02 February 2006

You Are So Fabulous

and we are such dolts.

There really is nothing lower on the informational food chain than the cover-to-cover puffery of Minneapolis/St. Paul Magazine. Every town of size has a similar publication. They are 100% tripe, full of vapidity and shameless promotion. Their very editorial structure is printed prostitution caterting directly to society's most clueless.

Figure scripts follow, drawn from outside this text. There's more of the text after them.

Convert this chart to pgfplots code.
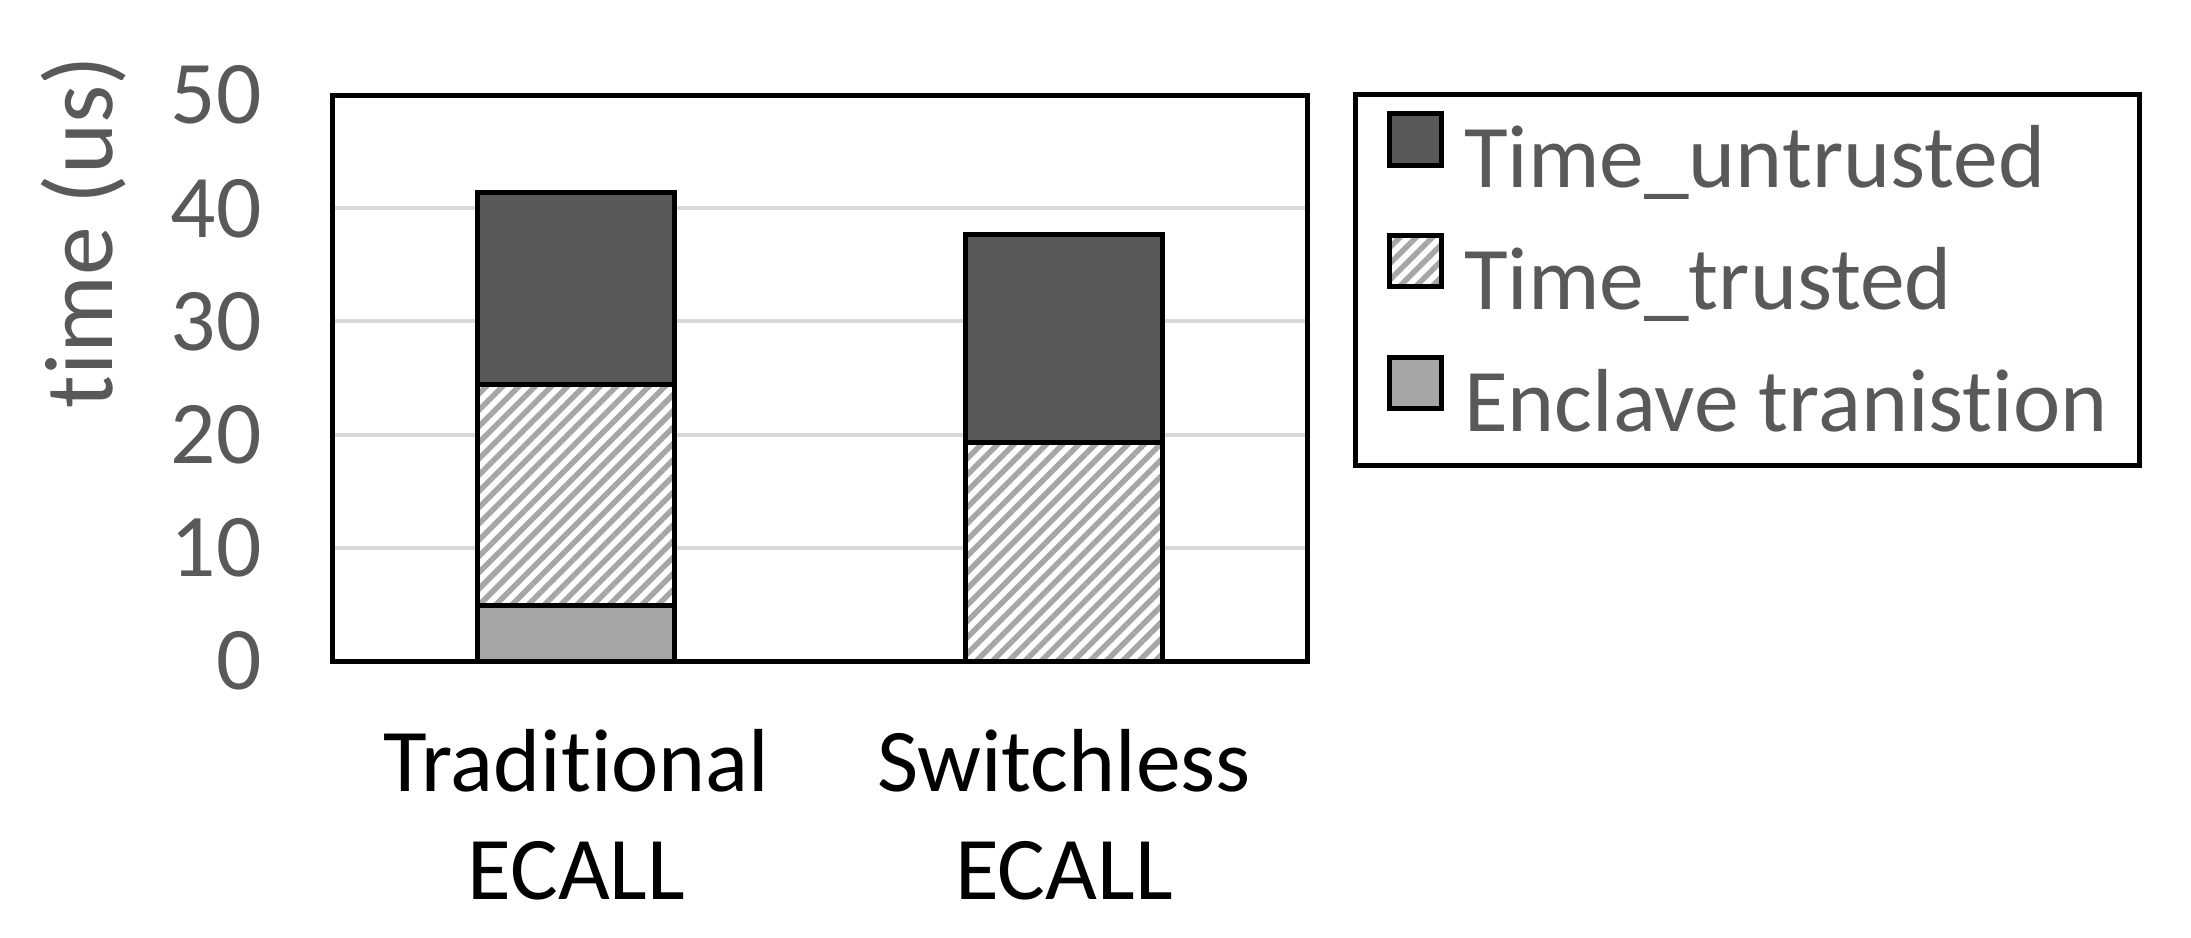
\documentclass[border=0pt]{standalone}
\usepackage{fontspec}
\setmainfont{Carlito}[Ligatures={NoCommon,NoRequired,NoContextual},Contextuals={NoAlternate}]
\usepackage{pgfplots}
\pgfplotsset{compat=1.18}
\usetikzlibrary{patterns.meta}

\definecolor{dark}{HTML}{595959}
\definecolor{light}{HTML}{A6A6A6}
\definecolor{gridc}{HTML}{D9D9D9}
\definecolor{txt}{HTML}{595959}

\begin{document}
\begin{tikzpicture}
\useasboundingbox (-66.5pt,-55.3pt) rectangle (371.6pt,132.2pt);
\begin{axis}[
    at={(0,0)}, anchor=south west,
    scale only axis, width=195pt, height=113.2pt,
    ybar stacked, bar width=39.4pt,
    xmin=-0.5, xmax=1.5, ymin=0, ymax=50,
    xtick={0,1},
    xticklabels={{Traditional\\ECALL},{Switchless\\ECALL}},
    ytick={0,10,20,30,40,50},
    major tick length=0pt,
    ymajorgrids, grid style={gridc, line width=0.8pt},
    axis line style={black, line width=1pt},
    /pgf/number format/assume math mode=true,
    yticklabel style={text=txt, font=\fontsize{17.9}{21.5}\selectfont,
        anchor=east, inner sep=0pt, xshift=-14pt},
    xticklabel style={text=black, font=\fontsize{17.9}{21.5}\selectfont,
        align=center, anchor=north, inner sep=0pt, yshift=-13.5pt},
    ylabel={time (us)},
    ylabel style={at={(axis description cs:-0.255,0.758)}, anchor=center,
        inner sep=0pt, text=txt, font=\fontsize{19.5}{23}\selectfont},
    legend style={at={(1.046,1.006)}, anchor=north west, draw=black,
        line width=1pt, text=txt, font=\fontsize{17.9}{21.5}\selectfont,
        inner xsep=6.3pt, inner ysep=3.4pt, row sep=5.5pt, column sep=4pt,
        nodes={inner sep=0pt, text height=12.6pt, text depth=3.5pt}},
    legend cell align=left,
    reverse legend,
    legend image code/.code={
        \draw[#1, line width=1pt] (0pt,0pt) rectangle (10.5pt,10.3pt);},
]
\addplot[fill=light, draw=black, line width=1pt]
    coordinates {(0,4.9) (1,0)};
\addplot[preaction={fill=white}, pattern={Lines[angle=45,distance=2.3pt,line width=1.1pt]},
    pattern color=light, draw=black, line width=1pt]
    coordinates {(0,19.5) (1,19.3)};
\addplot[fill=dark, draw=black, line width=1pt]
    coordinates {(0,17.0) (1,18.4)};
\legend{Enclave tranistion, Time\_trusted, Time\_untrusted}
\end{axis}
\end{tikzpicture}
\end{document}
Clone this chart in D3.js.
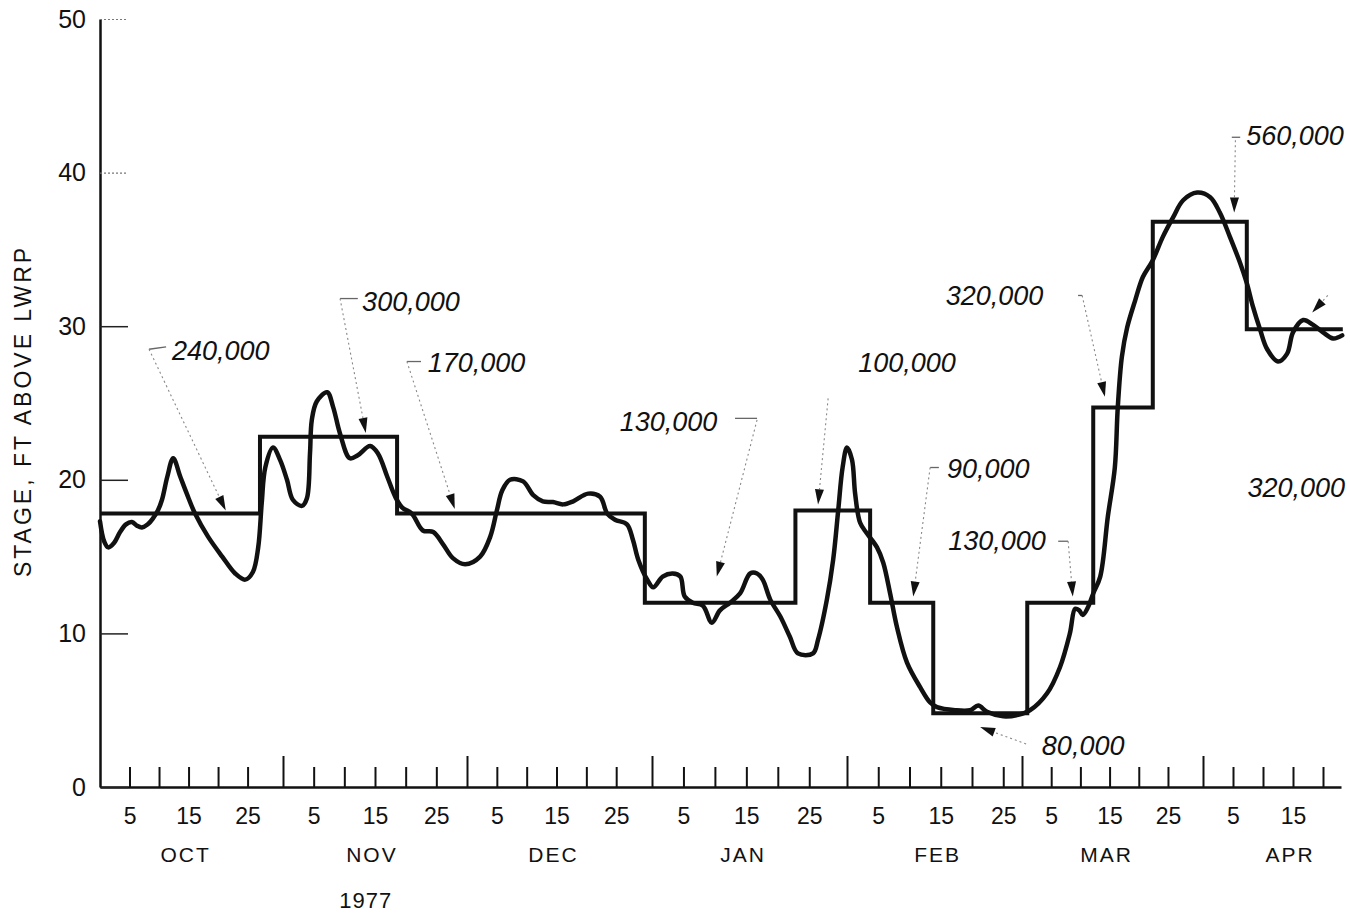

One month it's some arbitrary list of best restaurants. Next month it's that Baby Mozart jive about grooming your infant for the perfect preschool. The month after that; a fantastic yarn that purports to rank local doctors, including ones who specialize in coddling your chic new ailment; the one you heard about on the Dr. Phil Power Hour. Every segment is crafted to help adult losers to find happiness in the form of a barista, delicatessen or homeopath, for which the reades are grateful becasue they don't make a move without marching orders from Glitteratti.

What, you may ask, could be more fabulous than anther article dictating your new preferred theater, dog groomer or progressive grocer? Why, to hear it from the mouths of the allegedly hip, that's what! Just click on your hipster of choice; each is more fabulous that the next, but beware; it's tough to choose when you're going deaf from the pack of phony cools all screaming "please love us" like a nest of hungry baby birds.

2 comments:

Annabelle Echo said...

If you're interested in annoying magazines check out my story about Ocean Drive.
Ocean Drive: Indigent Need Not Subscribe
New Magazine for the Wealthy May Not Want You as a Reader

http://echocloset.blogspot.com/

Annabelle Echo said...

I forgot to mention about Baby Mozart. Seth Godin wrote about it in his book
All Marketers are Liars
http://www.allmarketersareliars.com/
I believe he wrote that Baby Mozart didn't make babies smarter yet parents felt pressured to play the videos for their infants because everyone else in the neighborhood was. I read some of the book. I didn't agree with everything in it. My nephews seemed engaged when watching Baby Mozart but they might have been just as entranced by any cartoon.